Présentiel et distanciel sont sur un radeau…

@Aleks Marinkovic on Unsplash

Peu satisfaite de la locution « à distance », la langue du management adore désormais le néologisme « distanciel ». Plus technocratique que « sur place », l’anglicisme « présentiel » lui sert d’acolyte. Les deux sont donc devenus inséparables, comme les lions de pierre postés de chaque côté du porche d’un manoir, créant ainsi une rassurante symétrie. Alors, thé ou café ? Distanciel ou présentiel ?

Attention, cette symétrie dans la terminaison des deux mots est plus riche qu’on ne le pense. Elle souligne bien l’envie d’en faire des jumeaux qui se complètent ou s’opposent en fonction des humeurs. Notre cerveau adore les systèmes binaires. Tout ce qui va par deux comme nos deux jambes nous réconforte. Le bien, le mal. Le noir, le blanc. Le haut, le bas. J’arrête là, vous êtes d’accord ? En plus, avec « distanciel » et « présentiel », on peut faire un beau slide avec un tableau à deux colonnes pour dispatcher les avantages et les inconvénients des deux. Comble du bonheur, les deux mots ont le même nombre de lettres : 11. C’est sûrement un signe en numérologie, mais je ne m’y connais guère. C’est surtout une satisfaction visuelle sans limite pour l’infographiste qui met en page de la typo et non des mots.

Bien sûr, entre les frères ennemis, les cartes sont rebattues depuis la crise sanitaire qui débuta au printemps 2020. Apparemment, le « distanciel » a réussi à exercer un lobbying intense auprès d’un pangolin pour que le télétravail puisse faire ses preuves à une échelle sans précédent. De son côté, le « présentiel » doit maintenant être chouchouté comme une poule de luxe par le secteur de l’immobilier d’entreprises. Rien n’est simple.
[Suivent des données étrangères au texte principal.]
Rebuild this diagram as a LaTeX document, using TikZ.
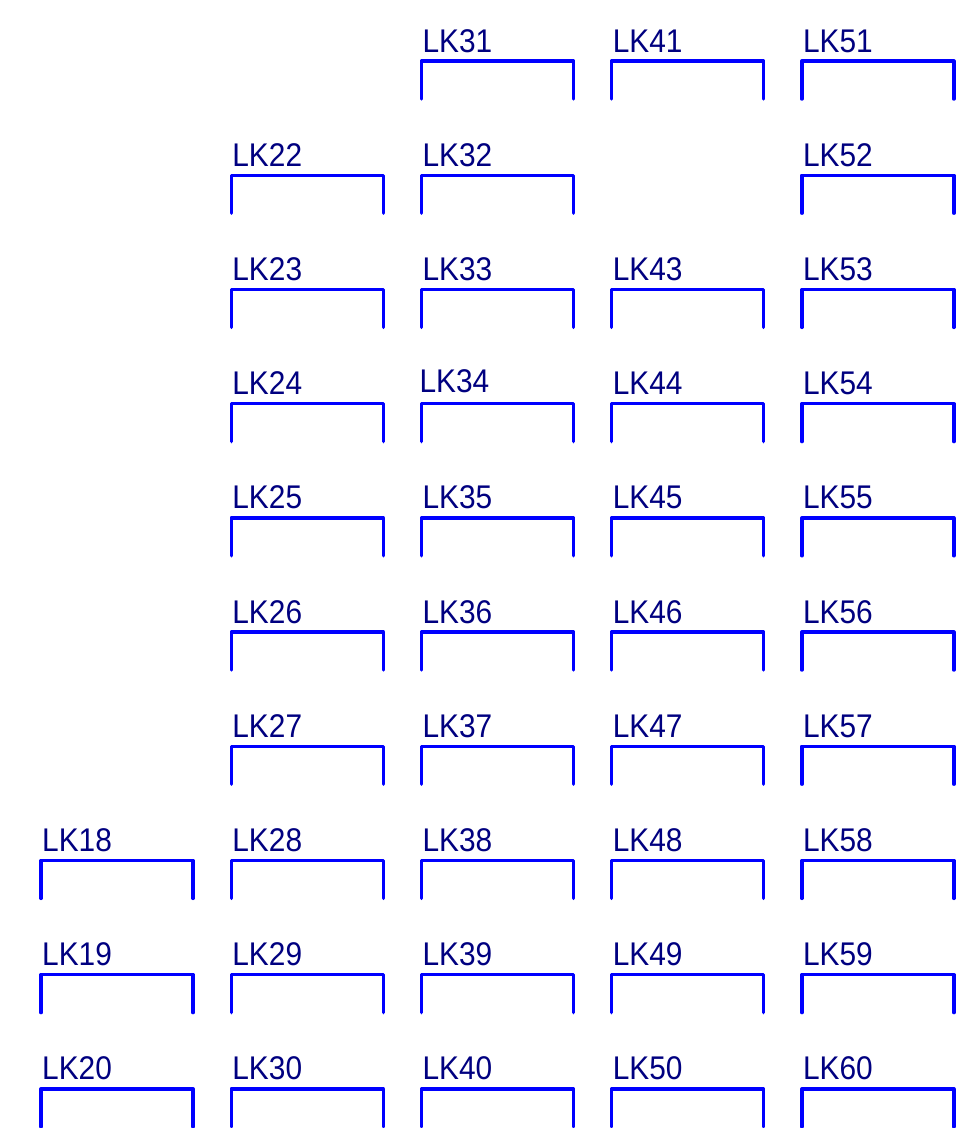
\documentclass[tikz,border=0pt]{standalone}
\usepackage{fontspec}
\setmainfont{Liberation Sans}
\newfontfamily\lblfont[FakeStretch=0.91]{Liberation Sans}
\definecolor{brk}{RGB}{0,0,255}
\definecolor{lblc}{RGB}{0,0,128}
\begin{document}
\begin{tikzpicture}[x=1pt,y=-1pt,
  bracket/.style={draw=brk, line width=3.4pt, line cap=round, line join=round},
  lbl/.style={anchor=base west, inner sep=0pt, text=lblc, font=\lblfont\fontsize{32.8}{34}\selectfont}]
\useasboundingbox[fill=white] (0,0) rectangle (968,1128);
\foreach \c/\r/\t/\dx/\dy in {
  3/1/31/1/-9, 4/1/41/1/-9, 5/1/51/1/-9,
  2/2/22/1/-9, 3/2/32/1/-9, 5/2/52/1/-9,
  2/3/23/1/-9, 3/3/33/1/-9, 4/3/43/1/-9, 5/3/53/1/-9,
  2/4/24/1/-9, 3/4/34/-2/-11, 4/4/44/1/-9, 5/4/54/1/-9,
  2/5/25/1/-9, 3/5/35/1/-9, 4/5/45/1/-9, 5/5/55/1/-9,
  2/6/26/1/-9, 3/6/36/1/-9, 4/6/46/1/-9, 5/6/56/1/-9,
  2/7/27/1/-9, 3/7/37/1/-9, 4/7/47/1/-9, 5/7/57/1/-9,
  1/8/18/1/-9, 2/8/28/1/-9, 3/8/38/1/-9, 4/8/48/1/-9, 5/8/58/1/-9,
  1/9/19/1/-9, 2/9/29/1/-9, 3/9/39/1/-9, 4/9/49/1/-9, 5/9/59/1/-9,
  1/10/20/1/-9, 2/10/30/1/-9, 3/10/40/1/-9, 4/10/50/1/-9, 5/10/60/1/-9}{
  \coordinate (b\t) at ({41+190.2*(\c-1)},{61+114.2*(\r-1)});
  \draw[bracket] (b\t) ++(0,38) -- ++(0,-38) -- ++(152,0) -- ++(0,38);
  \node[lbl] (l\t) at ([shift={(\dx,\dy)}]b\t) {LK\t};
}
\end{tikzpicture}
\end{document}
Quoi qu’il en soit, dans le match « distanciel/présentiel », les masques sont tombés au moment où il fallait en porter au sens propre. Le présentéisme s’est pris un gros uppercut et le soigneur n’a rien pu faire. C’est comme cela que le projecteur sanitaire a été braqué soudainement sur certaines réalités parfois mal assumées en entreprise. Exemples en vrac… On peut être encore dans les couloirs de la boîte à 20 h 30 sans être forcément débordé. On peut être aussi inefficace chez soi qu’à côté de la machine à café du 56e étage. On peut être dans la salle de réunion sans être forcément au taquet, mais on peut être dans une réunion en visio sans être vraiment là non plus. On peut être à distance en « performant de ouf » parce que personne ne se plaint toutes les dix minutes dans l’open space… et on peut être aussi injoignable en télétravail qu’invisible au bureau. Etc., etc.

C’est ainsi qu’il a fallu se rendre à l’évidence à défaut de se rendre au bureau : il ne suffit pas d’être dans les locaux pour être efficace ou d’être chez soi pour être un tire-au-flanc. C’est ainsi qu’on a découvert que même si on pouvait faire beaucoup plus de choses qu’on ne le pensait en distanciel, on a bien vu le revers de la médaille : la nécessité de pouvoir déconnecter, l’importance d’une frontière réinventée entre vie privée et vie pro, le caractère irremplaçable du lien physique ou la fertilité des échanges informels.   

En faisant son tour du monde, la Covid-19 a donc surligné en jaune fluo les faux-semblants du présentiel comme ses atouts à mieux cultiver. Elle a fait découvrir les bénéfices du distanciel autant que ses écueils. Histoire de dépasser les apparences et de revenir à l’essentiel. Oui, ce fameux essentiel, sujet à toutes les polémiques, dont on nous a un peu rebattu les oreilles.

Alors, restons vigilants tous ensemble et je ne parle pas seulement des gestes barrières. Même si notre box internet est devenue notre perfusion, l’intelligence naturelle (et non l’artificielle) doit continuer à faire la différence. Avec le distanciel providentiel et le présentiel essentiel, il ne manquerait plus que l’intelligence au travail finisse par rimer surtout avec « logiciel ».